All of the material below is to be retyped exactly.

Source data
•••

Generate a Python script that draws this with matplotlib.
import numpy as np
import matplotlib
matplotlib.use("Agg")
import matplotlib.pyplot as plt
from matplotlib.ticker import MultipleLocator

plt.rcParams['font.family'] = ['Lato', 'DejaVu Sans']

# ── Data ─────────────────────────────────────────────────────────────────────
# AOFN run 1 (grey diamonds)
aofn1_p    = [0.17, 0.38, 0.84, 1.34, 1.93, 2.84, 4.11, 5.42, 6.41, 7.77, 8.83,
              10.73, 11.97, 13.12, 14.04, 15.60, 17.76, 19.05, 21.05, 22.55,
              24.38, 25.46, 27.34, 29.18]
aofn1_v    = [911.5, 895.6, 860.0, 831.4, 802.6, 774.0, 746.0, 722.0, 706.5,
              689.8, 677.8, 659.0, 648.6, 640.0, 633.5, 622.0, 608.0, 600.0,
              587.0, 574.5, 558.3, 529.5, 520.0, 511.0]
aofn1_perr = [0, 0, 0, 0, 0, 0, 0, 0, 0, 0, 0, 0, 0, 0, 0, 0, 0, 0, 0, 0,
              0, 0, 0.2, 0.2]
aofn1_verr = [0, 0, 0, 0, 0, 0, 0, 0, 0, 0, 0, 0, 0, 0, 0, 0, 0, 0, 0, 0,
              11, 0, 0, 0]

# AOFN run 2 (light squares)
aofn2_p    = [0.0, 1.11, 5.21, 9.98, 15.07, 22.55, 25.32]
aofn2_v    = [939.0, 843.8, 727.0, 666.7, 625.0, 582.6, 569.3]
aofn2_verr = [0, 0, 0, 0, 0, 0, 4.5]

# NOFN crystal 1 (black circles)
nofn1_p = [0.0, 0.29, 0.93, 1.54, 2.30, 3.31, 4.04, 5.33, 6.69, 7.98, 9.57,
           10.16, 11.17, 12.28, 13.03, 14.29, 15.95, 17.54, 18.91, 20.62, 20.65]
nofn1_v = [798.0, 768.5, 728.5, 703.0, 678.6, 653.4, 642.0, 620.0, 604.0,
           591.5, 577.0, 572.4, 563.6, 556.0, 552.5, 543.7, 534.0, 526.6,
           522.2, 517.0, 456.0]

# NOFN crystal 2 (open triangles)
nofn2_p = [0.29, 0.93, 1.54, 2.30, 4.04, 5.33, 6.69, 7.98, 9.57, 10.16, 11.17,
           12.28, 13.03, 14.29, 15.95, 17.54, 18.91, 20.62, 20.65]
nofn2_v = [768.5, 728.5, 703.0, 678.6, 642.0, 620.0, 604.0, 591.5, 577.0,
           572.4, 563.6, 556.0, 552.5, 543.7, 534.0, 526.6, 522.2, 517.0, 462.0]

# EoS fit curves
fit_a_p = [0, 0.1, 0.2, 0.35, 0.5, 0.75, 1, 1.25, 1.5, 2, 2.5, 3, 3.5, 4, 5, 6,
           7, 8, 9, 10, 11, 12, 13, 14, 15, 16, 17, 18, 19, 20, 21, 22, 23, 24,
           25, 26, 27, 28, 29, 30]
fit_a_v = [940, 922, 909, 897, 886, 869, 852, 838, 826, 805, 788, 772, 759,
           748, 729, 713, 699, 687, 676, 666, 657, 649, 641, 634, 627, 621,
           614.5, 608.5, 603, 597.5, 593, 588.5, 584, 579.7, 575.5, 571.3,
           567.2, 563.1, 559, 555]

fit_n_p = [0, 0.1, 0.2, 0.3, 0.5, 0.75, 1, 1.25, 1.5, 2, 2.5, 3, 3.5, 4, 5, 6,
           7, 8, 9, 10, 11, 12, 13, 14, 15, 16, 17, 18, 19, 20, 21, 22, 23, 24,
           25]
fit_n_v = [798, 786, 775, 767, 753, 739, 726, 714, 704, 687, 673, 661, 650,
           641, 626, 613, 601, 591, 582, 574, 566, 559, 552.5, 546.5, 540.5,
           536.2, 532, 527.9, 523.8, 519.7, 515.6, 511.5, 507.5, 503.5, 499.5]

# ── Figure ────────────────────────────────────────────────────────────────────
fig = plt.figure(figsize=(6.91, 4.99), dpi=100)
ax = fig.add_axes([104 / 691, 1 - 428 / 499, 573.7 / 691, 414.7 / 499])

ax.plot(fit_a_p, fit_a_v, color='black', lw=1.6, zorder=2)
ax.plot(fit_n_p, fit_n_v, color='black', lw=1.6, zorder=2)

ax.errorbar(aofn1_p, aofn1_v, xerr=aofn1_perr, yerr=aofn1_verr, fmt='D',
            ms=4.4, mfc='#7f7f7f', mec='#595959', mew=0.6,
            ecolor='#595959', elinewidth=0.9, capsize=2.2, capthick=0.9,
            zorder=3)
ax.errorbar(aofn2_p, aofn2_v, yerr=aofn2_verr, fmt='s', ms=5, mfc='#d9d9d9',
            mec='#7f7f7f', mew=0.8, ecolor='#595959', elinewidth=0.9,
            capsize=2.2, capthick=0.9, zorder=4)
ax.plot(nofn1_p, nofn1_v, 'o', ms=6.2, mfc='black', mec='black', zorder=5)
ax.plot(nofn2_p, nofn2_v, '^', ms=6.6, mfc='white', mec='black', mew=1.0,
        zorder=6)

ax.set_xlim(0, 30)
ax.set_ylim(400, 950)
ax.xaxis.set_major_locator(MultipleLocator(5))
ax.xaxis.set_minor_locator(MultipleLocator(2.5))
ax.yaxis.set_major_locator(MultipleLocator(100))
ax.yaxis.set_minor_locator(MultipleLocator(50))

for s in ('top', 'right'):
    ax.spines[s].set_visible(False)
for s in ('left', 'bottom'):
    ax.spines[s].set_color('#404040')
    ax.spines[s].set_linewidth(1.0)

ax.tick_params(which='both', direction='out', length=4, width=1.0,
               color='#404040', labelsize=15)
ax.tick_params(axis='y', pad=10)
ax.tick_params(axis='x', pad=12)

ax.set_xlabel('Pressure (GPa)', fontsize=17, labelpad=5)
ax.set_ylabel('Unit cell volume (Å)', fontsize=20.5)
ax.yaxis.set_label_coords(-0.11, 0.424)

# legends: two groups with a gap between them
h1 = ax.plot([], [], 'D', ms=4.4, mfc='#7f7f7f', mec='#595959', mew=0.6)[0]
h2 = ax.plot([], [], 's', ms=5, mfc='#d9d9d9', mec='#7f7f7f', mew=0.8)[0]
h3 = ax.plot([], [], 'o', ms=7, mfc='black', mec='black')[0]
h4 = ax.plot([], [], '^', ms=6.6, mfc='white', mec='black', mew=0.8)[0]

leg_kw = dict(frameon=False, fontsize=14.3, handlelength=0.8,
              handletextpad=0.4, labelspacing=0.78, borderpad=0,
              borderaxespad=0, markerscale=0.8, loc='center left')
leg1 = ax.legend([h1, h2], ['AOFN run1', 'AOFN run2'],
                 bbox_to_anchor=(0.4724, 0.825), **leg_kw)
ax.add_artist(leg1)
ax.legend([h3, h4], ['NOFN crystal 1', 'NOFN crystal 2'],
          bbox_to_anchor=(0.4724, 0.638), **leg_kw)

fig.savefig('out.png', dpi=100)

•••

Task result
Generate a Python script that draws this with matplotlib.
import numpy as np
import matplotlib
matplotlib.use("Agg")
import matplotlib.pyplot as plt
from matplotlib.ticker import MultipleLocator

plt.rcParams['font.family'] = ['Lato', 'DejaVu Sans']

# ── Data ─────────────────────────────────────────────────────────────────────
# AOFN run 1 (grey diamonds)
aofn1_p    = [0.17, 0.38, 0.84, 1.34, 1.93, 2.84, 4.11, 5.42, 6.41, 7.77, 8.83,
              10.73, 11.97, 13.12, 14.04, 15.60, 17.76, 19.05, 21.05, 22.55,
              24.38, 25.46, 27.34, 29.18]
aofn1_v    = [911.5, 895.6, 860.0, 831.4, 802.6, 774.0, 746.0, 722.0, 706.5,
              689.8, 677.8, 659.0, 648.6, 640.0, 633.5, 622.0, 608.0, 600.0,
              587.0, 574.5, 558.3, 529.5, 520.0, 511.0]
aofn1_perr = [0, 0, 0, 0, 0, 0, 0, 0, 0, 0, 0, 0, 0, 0, 0, 0, 0, 0, 0, 0,
              0, 0, 0.2, 0.2]
aofn1_verr = [0, 0, 0, 0, 0, 0, 0, 0, 0, 0, 0, 0, 0, 0, 0, 0, 0, 0, 0, 0,
              11, 0, 0, 0]

# AOFN run 2 (light squares)
aofn2_p    = [0.0, 1.11, 5.21, 9.98, 15.07, 22.55, 25.32]
aofn2_v    = [939.0, 843.8, 727.0, 666.7, 625.0, 582.6, 569.3]
aofn2_verr = [0, 0, 0, 0, 0, 0, 4.5]

# NOFN crystal 1 (black circles)
nofn1_p = [0.0, 0.29, 0.93, 1.54, 2.30, 3.31, 4.04, 5.33, 6.69, 7.98, 9.57,
           10.16, 11.17, 12.28, 13.03, 14.29, 15.95, 17.54, 18.91, 20.62, 20.65]
nofn1_v = [798.0, 768.5, 728.5, 703.0, 678.6, 653.4, 642.0, 620.0, 604.0,
           591.5, 577.0, 572.4, 563.6, 556.0, 552.5, 543.7, 534.0, 526.6,
           522.2, 517.0, 456.0]

# NOFN crystal 2 (open triangles)
nofn2_p = [0.29, 0.93, 1.54, 2.30, 4.04, 5.33, 6.69, 7.98, 9.57, 10.16, 11.17,
           12.28, 13.03, 14.29, 15.95, 17.54, 18.91, 20.62, 20.65]
nofn2_v = [768.5, 728.5, 703.0, 678.6, 642.0, 620.0, 604.0, 591.5, 577.0,
           572.4, 563.6, 556.0, 552.5, 543.7, 534.0, 526.6, 522.2, 517.0, 462.0]

# EoS fit curves
fit_a_p = [0, 0.1, 0.2, 0.35, 0.5, 0.75, 1, 1.25, 1.5, 2, 2.5, 3, 3.5, 4, 5, 6,
           7, 8, 9, 10, 11, 12, 13, 14, 15, 16, 17, 18, 19, 20, 21, 22, 23, 24,
           25, 26, 27, 28, 29, 30]
fit_a_v = [940, 922, 909, 897, 886, 869, 852, 838, 826, 805, 788, 772, 759,
           748, 729, 713, 699, 687, 676, 666, 657, 649, 641, 634, 627, 621,
           614.5, 608.5, 603, 597.5, 593, 588.5, 584, 579.7, 575.5, 571.3,
           567.2, 563.1, 559, 555]

fit_n_p = [0, 0.1, 0.2, 0.3, 0.5, 0.75, 1, 1.25, 1.5, 2, 2.5, 3, 3.5, 4, 5, 6,
           7, 8, 9, 10, 11, 12, 13, 14, 15, 16, 17, 18, 19, 20, 21, 22, 23, 24,
           25]
fit_n_v = [798, 786, 775, 767, 753, 739, 726, 714, 704, 687, 673, 661, 650,
           641, 626, 613, 601, 591, 582, 574, 566, 559, 552.5, 546.5, 540.5,
           536.2, 532, 527.9, 523.8, 519.7, 515.6, 511.5, 507.5, 503.5, 499.5]

# ── Figure ────────────────────────────────────────────────────────────────────
fig = plt.figure(figsize=(6.91, 4.99), dpi=100)
ax = fig.add_axes([104 / 691, 1 - 428 / 499, 573.7 / 691, 414.7 / 499])

ax.plot(fit_a_p, fit_a_v, color='black', lw=1.6, zorder=2)
ax.plot(fit_n_p, fit_n_v, color='black', lw=1.6, zorder=2)

ax.errorbar(aofn1_p, aofn1_v, xerr=aofn1_perr, yerr=aofn1_verr, fmt='D',
            ms=4.4, mfc='#7f7f7f', mec='#595959', mew=0.6,
            ecolor='#595959', elinewidth=0.9, capsize=2.2, capthick=0.9,
            zorder=3)
ax.errorbar(aofn2_p, aofn2_v, yerr=aofn2_verr, fmt='s', ms=5, mfc='#d9d9d9',
            mec='#7f7f7f', mew=0.8, ecolor='#595959', elinewidth=0.9,
            capsize=2.2, capthick=0.9, zorder=4)
ax.plot(nofn1_p, nofn1_v, 'o', ms=6.2, mfc='black', mec='black', zorder=5)
ax.plot(nofn2_p, nofn2_v, '^', ms=6.6, mfc='white', mec='black', mew=1.0,
        zorder=6)

ax.set_xlim(0, 30)
ax.set_ylim(400, 950)
ax.xaxis.set_major_locator(MultipleLocator(5))
ax.xaxis.set_minor_locator(MultipleLocator(2.5))
ax.yaxis.set_major_locator(MultipleLocator(100))
ax.yaxis.set_minor_locator(MultipleLocator(50))

for s in ('top', 'right'):
    ax.spines[s].set_visible(False)
for s in ('left', 'bottom'):
    ax.spines[s].set_color('#404040')
    ax.spines[s].set_linewidth(1.0)

ax.tick_params(which='both', direction='out', length=4, width=1.0,
               color='#404040', labelsize=15)
ax.tick_params(axis='y', pad=10)
ax.tick_params(axis='x', pad=12)

ax.set_xlabel('Pressure (GPa)', fontsize=17, labelpad=5)
ax.set_ylabel('Unit cell volume (Å)', fontsize=20.5)
ax.yaxis.set_label_coords(-0.11, 0.424)

# legends: two groups with a gap between them
h1 = ax.plot([], [], 'D', ms=4.4, mfc='#7f7f7f', mec='#595959', mew=0.6)[0]
h2 = ax.plot([], [], 's', ms=5, mfc='#d9d9d9', mec='#7f7f7f', mew=0.8)[0]
h3 = ax.plot([], [], 'o', ms=7, mfc='black', mec='black')[0]
h4 = ax.plot([], [], '^', ms=6.6, mfc='white', mec='black', mew=0.8)[0]

leg_kw = dict(frameon=False, fontsize=14.3, handlelength=0.8,
              handletextpad=0.4, labelspacing=0.78, borderpad=0,
              borderaxespad=0, markerscale=0.8, loc='center left')
leg1 = ax.legend([h1, h2], ['AOFN run1', 'AOFN run2'],
                 bbox_to_anchor=(0.4724, 0.825), **leg_kw)
ax.add_artist(leg1)
ax.legend([h3, h4], ['NOFN crystal 1', 'NOFN crystal 2'],
          bbox_to_anchor=(0.4724, 0.638), **leg_kw)

fig.savefig('out.png', dpi=100)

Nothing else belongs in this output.